Paul is finalising the proofs for his forthcoming book Intellectuals and the Decline of Religion: Essays and Reviews, to be published by Boolarong Press. It will discuss thinkers such as Newman, Maude Petre, Chesterton, Lionel Curtis, Middleton Murry, Priestley, Toynbee, Tawney, Muggeridge, Vidler, T. S. Eliot, C. S. Lewis and Joseph Needham.

Why I Kept the Faith: Maude Petre

Maude Petre Click here

Maude Petre explains why she stayed within the Catholic Church despite her continuing difficulties caused by her “Modernist heresies” (now regarded as legitimate calls for reform and implemented in Vatican II). See the final section of Paul’s revised essay on “Maude Petre: A Modernist Martyr” in his website dpcrook.wordpress.com.

If The World Were A Terrestrial Paradise

“If the world were not full of sorrow and sin; if it were a terrestrial paradise… how could people’s hearts and minds have ever been knit together into one? Compassion, the divine thing about us, would have lain dormant in the depths of our heart like a pearl buried in the ocean; whereas now it shines even in the darkest and most seemingly God-forsaken souls”

(George Tyrrell, Nova et Vetera [The New and the Old]: Informal Meditations for Times of Spiritual Dryness, 1897).

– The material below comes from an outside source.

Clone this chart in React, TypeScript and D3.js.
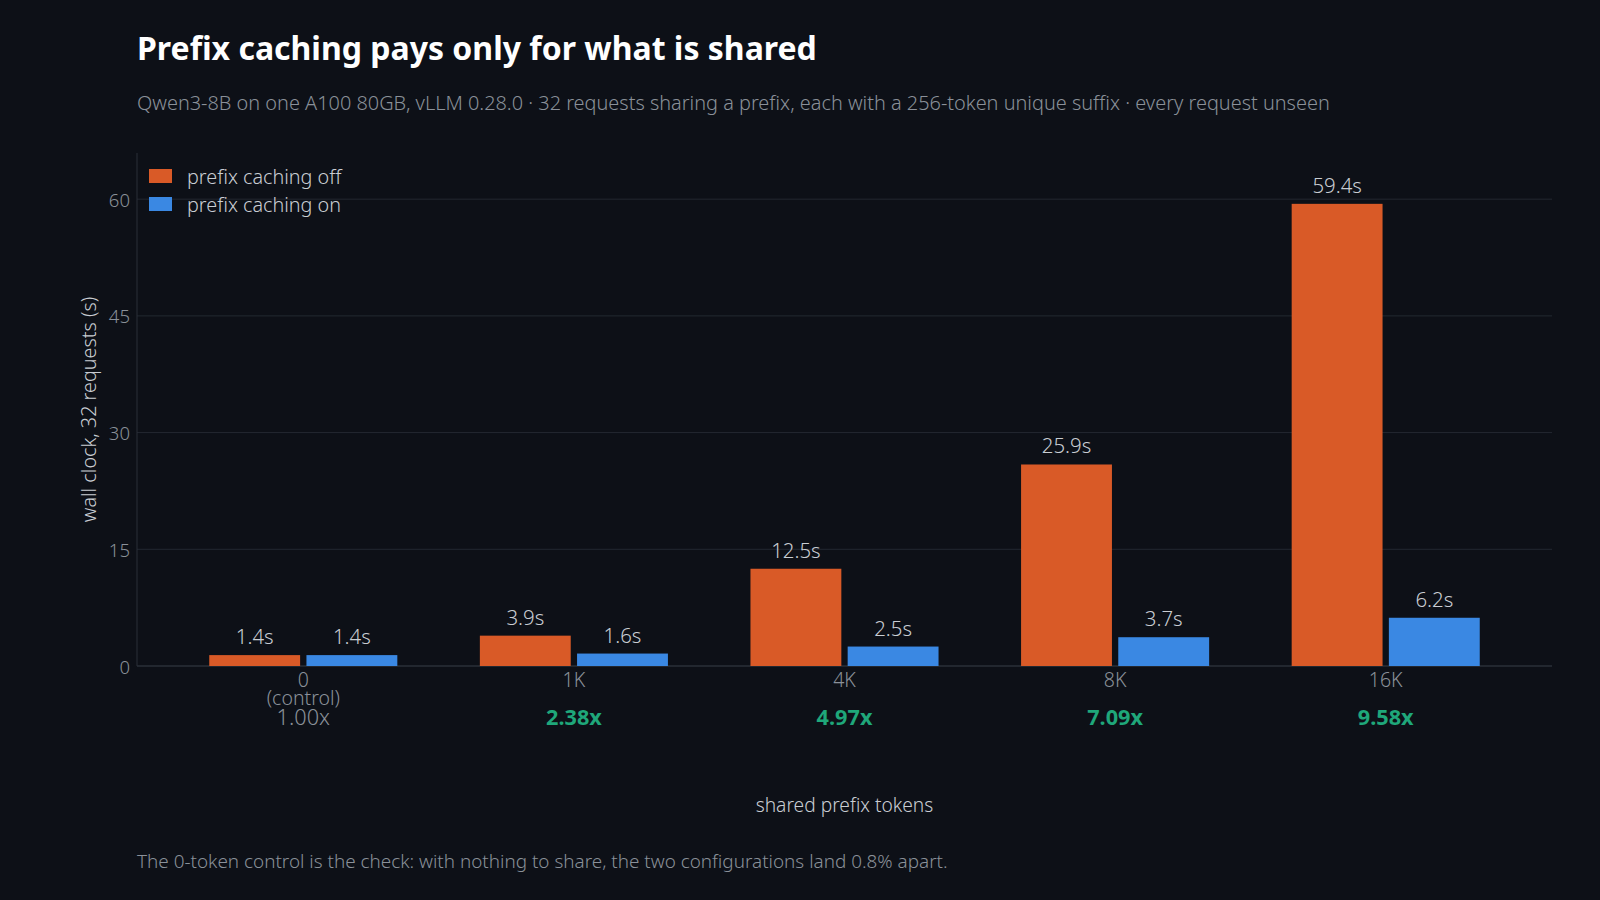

The StarLit Ocean Which Washes Our Shore

“Religious truth is mysterious but it is no abyss of darkness on the borders of which we dwell in terror; it is as the starlit ocean which washes our shore and invites us to embark on its bosom. And if it be through life that we find the meaning of religious truth, it is also through religious truth that we find the meaning of life…”

[Laberthonniere, Essays ]

The Ideal of a Universal Religion

“Tyrrell continued  to see in a reinterpreted Catholicism the ideal of a universal Christian society which could gather together the fragments of a shattered Christendom. While Christianity would see itself as the highest expression of the religious instinct of humanity, it would also recognize the right of other religions to exist. Absolute truth belongs to the future and lies outside history. The ideal of one universal religion must be as ‘the thought of a land to which we ever journey, without hope of reaching it’. The spirit of Christ is not limited to Christianity, nor to a visible Church. As the true light that enlightens every one of us who comes into the world, the spirit of Christ speaks to each person ‘in the mysterious whisperings of conscience’ ” [Ellen Leonard, George Tyrrell and the Catholic Tradition, p.90].

Tradition Versus Revitalisation of Religion

George Tyrrell advocated a reorganisation of Catholicism. He wanted it to get away from rigid dogmas and to return to its essential message of religion as life-affirming, spiritual and mystical. Tradition was greatly valuable but the truths embedded within tradition had to be sifted from accidental accretions. As Ellen Leonard comments:

“Tyrrell had a deep appreciation for the rich Catholic tradition, although he seems to have preferred to refer to it as ‘life’ rather than as ‘tradition’. He was convinced that the new had to be made out of the old, and yet the past should not be imposed as a dead burden on the present. It must constantly be criticized in order to retain what is essential and to discard what is accidental. Tyrrell opposed any theory which would accept tradition en bloc. Tradition contains truth of all sorts, as gold in the ore. It must be continually sifted and corrected. He insisted that “… the attitude of the Modernists, however critical, is one of attachment to, not detachment from, the Church’s tradition’ “.

[George Tyrrell and the Catholic Tradition, pp.77-78]

A number of important twentieth century commentators expressed similar views. I deal with them in my forthcoming book Intellectuals and the Decline of Religion.

Tyrrell on Faith and Diversity

George Tyrrell believed that the Church was based upon the principles of faith and diversity of form, suitable for all peoples and cultures:

“To speak to each person, each class, each people, each age, in its own language,  on its own presuppositions – scientific, historical, philosophical, nay, even religious – so far from being contrary to, is altogether consonant with, the democratic spirit of the Gospel. The truth spoken is the same, and the whole endeavour of accommodation is inspired by the wish to speak it as fully as the hearer can hear it” [Oil and Wine, 1902}.